··· ENTRIES PROVIDED

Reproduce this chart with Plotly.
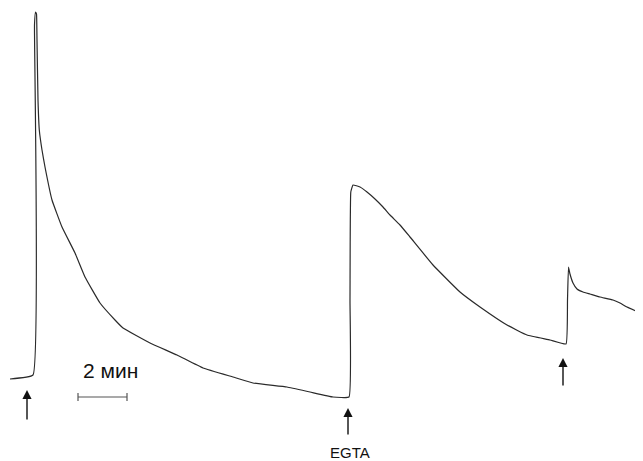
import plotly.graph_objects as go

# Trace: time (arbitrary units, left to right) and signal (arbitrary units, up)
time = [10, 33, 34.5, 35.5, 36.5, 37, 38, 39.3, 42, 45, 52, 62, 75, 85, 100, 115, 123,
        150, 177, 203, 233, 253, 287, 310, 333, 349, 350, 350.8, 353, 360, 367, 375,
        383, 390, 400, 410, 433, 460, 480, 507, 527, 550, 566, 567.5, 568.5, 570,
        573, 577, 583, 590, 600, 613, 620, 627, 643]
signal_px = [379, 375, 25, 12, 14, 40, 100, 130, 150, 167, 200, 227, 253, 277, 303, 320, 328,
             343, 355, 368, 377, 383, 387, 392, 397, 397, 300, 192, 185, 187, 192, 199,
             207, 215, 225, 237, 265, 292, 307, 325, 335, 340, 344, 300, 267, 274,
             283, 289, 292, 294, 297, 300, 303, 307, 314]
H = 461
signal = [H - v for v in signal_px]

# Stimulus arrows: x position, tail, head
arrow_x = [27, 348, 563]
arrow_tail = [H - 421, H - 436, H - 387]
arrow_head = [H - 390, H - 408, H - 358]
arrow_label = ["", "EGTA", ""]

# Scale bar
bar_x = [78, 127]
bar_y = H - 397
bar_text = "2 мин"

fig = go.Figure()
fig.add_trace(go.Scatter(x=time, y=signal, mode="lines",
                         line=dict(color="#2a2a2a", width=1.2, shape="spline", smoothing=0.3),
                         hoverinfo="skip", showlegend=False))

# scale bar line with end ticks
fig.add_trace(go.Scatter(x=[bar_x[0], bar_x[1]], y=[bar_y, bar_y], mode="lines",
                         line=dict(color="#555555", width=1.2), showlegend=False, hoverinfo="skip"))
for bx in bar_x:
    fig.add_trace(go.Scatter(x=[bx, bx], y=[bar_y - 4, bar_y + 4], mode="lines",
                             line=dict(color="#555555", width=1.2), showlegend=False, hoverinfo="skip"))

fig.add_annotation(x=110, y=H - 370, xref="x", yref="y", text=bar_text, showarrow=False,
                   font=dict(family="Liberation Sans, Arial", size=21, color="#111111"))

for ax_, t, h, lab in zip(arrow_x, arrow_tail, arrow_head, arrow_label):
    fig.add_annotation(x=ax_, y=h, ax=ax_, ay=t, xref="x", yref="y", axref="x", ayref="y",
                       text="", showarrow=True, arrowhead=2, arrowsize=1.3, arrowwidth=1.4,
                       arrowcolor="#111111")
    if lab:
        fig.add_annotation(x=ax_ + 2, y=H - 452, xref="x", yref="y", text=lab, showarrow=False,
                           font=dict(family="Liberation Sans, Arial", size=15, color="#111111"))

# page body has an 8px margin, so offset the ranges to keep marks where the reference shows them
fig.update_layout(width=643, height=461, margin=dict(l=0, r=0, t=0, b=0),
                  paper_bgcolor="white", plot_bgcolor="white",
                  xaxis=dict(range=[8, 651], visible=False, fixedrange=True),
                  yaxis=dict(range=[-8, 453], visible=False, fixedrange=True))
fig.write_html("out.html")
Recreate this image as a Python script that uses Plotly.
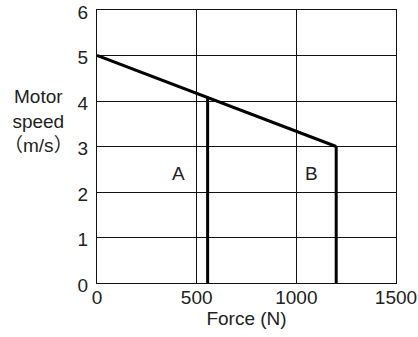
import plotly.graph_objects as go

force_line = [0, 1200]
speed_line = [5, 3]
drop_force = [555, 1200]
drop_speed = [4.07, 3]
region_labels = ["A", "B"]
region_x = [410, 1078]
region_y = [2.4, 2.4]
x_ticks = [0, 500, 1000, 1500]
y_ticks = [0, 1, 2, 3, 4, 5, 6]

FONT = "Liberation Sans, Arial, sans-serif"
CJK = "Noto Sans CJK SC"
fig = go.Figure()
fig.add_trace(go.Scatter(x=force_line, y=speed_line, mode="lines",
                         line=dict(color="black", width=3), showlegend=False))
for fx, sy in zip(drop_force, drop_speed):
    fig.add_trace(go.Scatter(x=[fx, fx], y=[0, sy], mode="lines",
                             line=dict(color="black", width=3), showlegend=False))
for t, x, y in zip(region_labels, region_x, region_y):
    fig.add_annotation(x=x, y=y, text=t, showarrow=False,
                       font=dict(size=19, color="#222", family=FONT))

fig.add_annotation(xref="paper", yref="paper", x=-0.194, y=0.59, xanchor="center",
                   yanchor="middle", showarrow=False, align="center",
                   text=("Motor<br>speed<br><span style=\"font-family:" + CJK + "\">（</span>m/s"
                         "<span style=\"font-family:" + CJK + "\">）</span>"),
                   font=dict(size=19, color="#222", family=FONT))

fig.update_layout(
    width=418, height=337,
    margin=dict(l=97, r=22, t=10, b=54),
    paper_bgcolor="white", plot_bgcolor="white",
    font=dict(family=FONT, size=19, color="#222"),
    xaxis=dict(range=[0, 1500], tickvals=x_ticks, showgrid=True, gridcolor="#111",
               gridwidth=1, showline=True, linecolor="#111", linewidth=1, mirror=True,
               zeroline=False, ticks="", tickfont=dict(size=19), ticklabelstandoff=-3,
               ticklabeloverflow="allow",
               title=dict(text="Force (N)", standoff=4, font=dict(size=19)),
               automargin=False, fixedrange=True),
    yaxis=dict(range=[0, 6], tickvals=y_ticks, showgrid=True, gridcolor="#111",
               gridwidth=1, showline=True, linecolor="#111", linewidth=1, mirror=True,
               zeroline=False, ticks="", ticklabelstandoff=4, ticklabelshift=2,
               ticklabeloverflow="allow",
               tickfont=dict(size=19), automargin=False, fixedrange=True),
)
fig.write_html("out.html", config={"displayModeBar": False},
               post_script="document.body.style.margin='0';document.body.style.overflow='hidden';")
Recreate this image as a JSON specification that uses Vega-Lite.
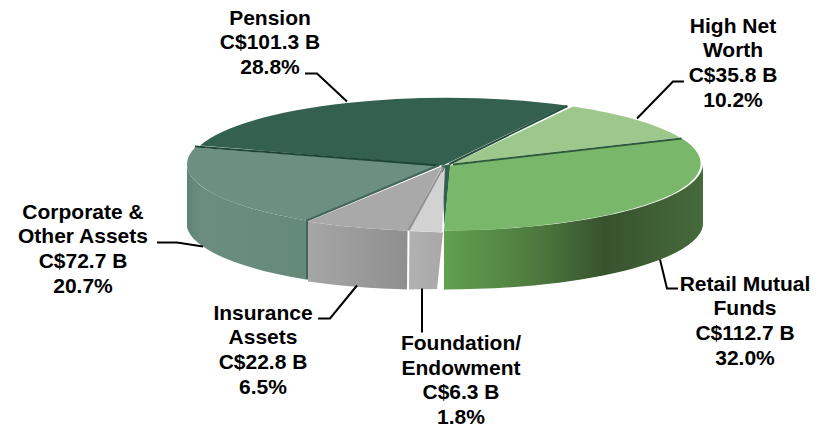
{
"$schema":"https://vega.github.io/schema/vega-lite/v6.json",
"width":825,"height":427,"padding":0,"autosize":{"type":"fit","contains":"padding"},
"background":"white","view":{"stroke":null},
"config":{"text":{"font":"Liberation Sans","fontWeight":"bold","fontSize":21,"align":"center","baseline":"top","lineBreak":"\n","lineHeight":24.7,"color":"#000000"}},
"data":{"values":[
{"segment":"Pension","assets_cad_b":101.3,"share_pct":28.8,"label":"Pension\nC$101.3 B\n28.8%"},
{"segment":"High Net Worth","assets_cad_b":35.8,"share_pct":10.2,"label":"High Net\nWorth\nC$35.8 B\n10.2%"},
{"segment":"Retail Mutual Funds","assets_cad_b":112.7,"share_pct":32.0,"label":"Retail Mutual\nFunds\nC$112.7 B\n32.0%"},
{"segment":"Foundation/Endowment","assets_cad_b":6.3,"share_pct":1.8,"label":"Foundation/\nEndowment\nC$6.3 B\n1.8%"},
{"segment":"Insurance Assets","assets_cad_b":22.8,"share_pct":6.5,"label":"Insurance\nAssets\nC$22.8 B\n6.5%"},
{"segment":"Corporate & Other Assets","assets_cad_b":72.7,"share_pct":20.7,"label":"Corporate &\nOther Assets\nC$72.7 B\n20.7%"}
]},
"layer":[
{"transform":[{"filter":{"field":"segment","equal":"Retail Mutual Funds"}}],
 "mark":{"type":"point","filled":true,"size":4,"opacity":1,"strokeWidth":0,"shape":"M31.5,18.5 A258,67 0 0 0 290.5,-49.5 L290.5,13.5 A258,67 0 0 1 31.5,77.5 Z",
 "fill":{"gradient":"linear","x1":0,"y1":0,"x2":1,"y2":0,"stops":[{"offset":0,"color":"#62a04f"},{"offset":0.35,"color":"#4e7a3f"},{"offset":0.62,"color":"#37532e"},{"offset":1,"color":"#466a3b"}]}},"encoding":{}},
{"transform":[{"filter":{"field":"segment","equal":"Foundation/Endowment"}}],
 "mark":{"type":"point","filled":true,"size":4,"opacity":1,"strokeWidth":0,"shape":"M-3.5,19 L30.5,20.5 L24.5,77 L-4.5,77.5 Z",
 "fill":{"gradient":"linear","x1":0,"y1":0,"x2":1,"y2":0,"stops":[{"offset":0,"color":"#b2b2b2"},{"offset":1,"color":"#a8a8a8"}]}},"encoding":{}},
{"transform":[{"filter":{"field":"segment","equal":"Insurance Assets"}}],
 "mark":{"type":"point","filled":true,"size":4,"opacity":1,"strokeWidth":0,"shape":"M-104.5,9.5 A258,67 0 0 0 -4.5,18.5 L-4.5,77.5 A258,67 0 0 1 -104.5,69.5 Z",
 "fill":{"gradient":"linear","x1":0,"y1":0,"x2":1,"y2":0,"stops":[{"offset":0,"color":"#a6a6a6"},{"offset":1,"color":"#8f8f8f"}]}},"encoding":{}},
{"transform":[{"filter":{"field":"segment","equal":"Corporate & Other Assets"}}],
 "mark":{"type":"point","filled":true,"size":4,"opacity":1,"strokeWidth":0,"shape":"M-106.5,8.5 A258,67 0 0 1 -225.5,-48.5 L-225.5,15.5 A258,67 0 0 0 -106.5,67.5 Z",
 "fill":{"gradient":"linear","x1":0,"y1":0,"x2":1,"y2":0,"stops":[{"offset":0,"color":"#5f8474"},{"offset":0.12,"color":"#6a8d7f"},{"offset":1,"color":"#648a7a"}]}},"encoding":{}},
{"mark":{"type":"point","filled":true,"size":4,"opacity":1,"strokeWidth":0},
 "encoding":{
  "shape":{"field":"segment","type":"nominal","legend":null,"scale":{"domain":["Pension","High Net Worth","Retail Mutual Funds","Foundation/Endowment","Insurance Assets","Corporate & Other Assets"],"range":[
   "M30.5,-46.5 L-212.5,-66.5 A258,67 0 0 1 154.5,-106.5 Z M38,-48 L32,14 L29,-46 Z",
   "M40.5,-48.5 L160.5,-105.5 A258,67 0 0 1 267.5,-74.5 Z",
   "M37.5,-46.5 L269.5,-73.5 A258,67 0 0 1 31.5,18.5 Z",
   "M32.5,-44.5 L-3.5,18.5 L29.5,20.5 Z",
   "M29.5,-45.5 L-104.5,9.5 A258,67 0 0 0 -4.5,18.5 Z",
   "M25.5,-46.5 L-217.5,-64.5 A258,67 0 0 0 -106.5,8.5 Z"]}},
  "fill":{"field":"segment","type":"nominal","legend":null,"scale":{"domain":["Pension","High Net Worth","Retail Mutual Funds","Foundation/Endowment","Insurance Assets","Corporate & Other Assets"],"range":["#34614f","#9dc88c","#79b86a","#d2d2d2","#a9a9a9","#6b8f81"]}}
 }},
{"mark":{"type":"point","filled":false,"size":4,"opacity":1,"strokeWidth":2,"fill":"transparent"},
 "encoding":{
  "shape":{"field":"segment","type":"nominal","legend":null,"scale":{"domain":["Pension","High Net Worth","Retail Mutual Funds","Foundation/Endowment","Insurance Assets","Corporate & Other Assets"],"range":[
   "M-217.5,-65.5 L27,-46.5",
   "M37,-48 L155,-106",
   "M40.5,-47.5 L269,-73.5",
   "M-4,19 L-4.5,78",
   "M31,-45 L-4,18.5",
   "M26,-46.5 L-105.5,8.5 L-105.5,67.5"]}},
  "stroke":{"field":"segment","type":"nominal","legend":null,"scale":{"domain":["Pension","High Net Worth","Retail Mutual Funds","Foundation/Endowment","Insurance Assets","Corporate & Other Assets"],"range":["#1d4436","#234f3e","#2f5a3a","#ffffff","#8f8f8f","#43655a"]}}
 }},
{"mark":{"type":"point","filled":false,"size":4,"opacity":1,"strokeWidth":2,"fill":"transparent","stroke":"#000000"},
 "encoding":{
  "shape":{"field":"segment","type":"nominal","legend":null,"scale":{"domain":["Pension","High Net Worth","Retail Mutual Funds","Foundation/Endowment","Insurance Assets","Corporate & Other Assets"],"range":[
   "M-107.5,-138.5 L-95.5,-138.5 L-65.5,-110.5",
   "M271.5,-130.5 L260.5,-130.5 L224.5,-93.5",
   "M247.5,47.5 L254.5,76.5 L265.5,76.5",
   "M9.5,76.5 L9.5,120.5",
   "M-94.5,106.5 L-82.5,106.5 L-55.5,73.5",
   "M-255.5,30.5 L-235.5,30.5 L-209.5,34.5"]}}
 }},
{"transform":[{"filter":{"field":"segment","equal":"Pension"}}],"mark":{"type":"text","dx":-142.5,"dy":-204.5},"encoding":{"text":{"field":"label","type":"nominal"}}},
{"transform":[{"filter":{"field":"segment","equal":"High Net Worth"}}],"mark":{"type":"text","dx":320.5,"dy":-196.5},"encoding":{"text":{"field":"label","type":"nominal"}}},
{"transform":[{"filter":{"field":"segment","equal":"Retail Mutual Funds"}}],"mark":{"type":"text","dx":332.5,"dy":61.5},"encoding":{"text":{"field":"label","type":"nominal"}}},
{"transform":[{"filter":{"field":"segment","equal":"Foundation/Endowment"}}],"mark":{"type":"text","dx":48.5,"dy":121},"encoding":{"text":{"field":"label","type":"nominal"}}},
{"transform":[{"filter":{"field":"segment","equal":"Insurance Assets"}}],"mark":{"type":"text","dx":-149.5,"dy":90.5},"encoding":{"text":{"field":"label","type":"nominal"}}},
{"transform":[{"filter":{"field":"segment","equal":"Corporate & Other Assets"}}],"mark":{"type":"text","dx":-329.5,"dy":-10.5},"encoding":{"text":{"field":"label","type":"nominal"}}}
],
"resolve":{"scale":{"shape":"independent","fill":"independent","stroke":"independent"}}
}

······

Which lines of the data include "this"? Copy each of them.

Reproduce this chart with Plotly.
Recreate this image as a Python script that uses Plotly.
Recreate this image as a JSON specification that uses Vega-Lite.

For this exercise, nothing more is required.